(Bloomberg) -- Steinhoff International Holdings NV boosted the amount raised from asset sales to about $1.4 billion as the embattled global retailer strives to shore up its balance sheet.
The owner of Conforama in France and Mattress Firm in the U.S. sold almost 3.7 billion-rand ($313 million) of shares in South Africa’s KAP Industrial Holdings Ltd., adding to disposals including stock in investment holdings company PSG Group Ltd. and a private jet. Steinhoff said Dec. 5 it had uncovered accounting irregularities and that Chief Executive Officer Markus Jooste quit, leading to a 90 percent plunge in the share price and emergency talks with lenders.
“This looks well managed and KAP will be very happy to see Steinhoff selling in an orderly way that improves KAP’s spread,” Mark Hodgson, a Cape Town-based analyst at Avior Capital Markets, said by phone. “It’s better sooner than later for Steinhoff.”
The fund-raising initiatives are enabling Steinhoff to buy time from creditors as the Frankfurt-listed company struggles to boost its finances in the wake of the stock-price crash. The retailer, which also owns Africa’s largest clothing chain Pep, said earlier this month that its near-term liquidity needs have been met and that the company is in the process of redeeming a domestic medium-term note program.
The shares fell 0.9 percent as of 3:37 p.m. in Germany on Tuesday. KAP, in which Steinhoff has been a shareholder since 2005, rose 0.5 percent to 8.54 rand by the close in Johannesburg, valuing the company at 24.6 billion rand.

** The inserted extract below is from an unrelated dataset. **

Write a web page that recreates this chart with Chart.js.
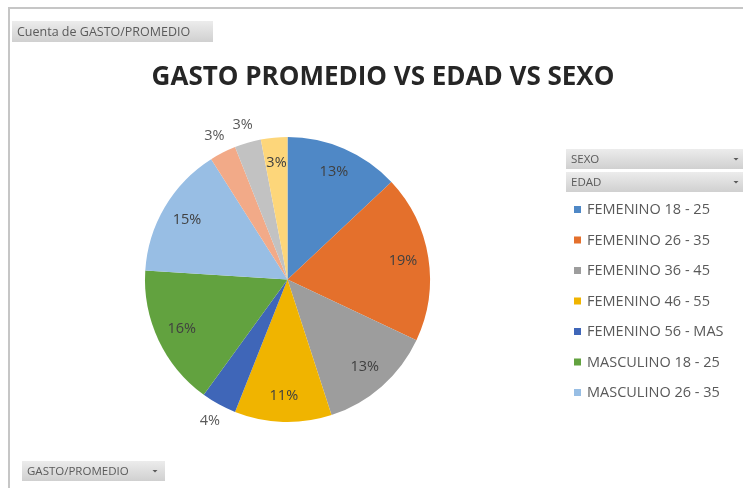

Steinhoff will use the proceeds of the KAP sale to refinance or redeem South African debt, one of the plans the company is pursuing to strengthen its finances. The shares were offered at a reference price of 8.50 rand each, the closing level on Monday, and were placed at 8.15 rand, Steinhoff said in a statement after the offer closed. The book was multiple times oversubscribed.
The company has appointed PwC to investigate its finances ahead of restating accounts dating back to 2015, and has referred Jooste to South Africa’s anti-graft watchdog. The auditors are focused on certain off-balance-sheet structures and deals with related parties and is likely to find that some assets, revenue and profit figures have been overstated, Steinhoff said on March 1.
The sale of shares in PSG raised $931 million over two rounds., while the disposal of a 17 percent stake in French online retailer Showroomprive and a flagship store in Vienna generated a combined 139 million euros ($171 million).
KAP, a Stellenbosch-based supplier of industrial products such as timber and chemicals, said last month it’s scrapping two business deals with Steinhoff to distance itself from the company. An agreement to share corporate-services including legal and investor relations ended on March 1 and an arrangement to co-rent office space will run until the end of the month.
Steinhoff’s stake in KAP fell to 26 percent from 43 percent as a result of the placement.
“Steinhoff continues to view KAP as a compelling investment case, especially in view of recent events in South Africa and the prospect of improving economic conditions,” said the company, referring to the replacement of former President Jacob Zuma with Cyril Ramaphosa.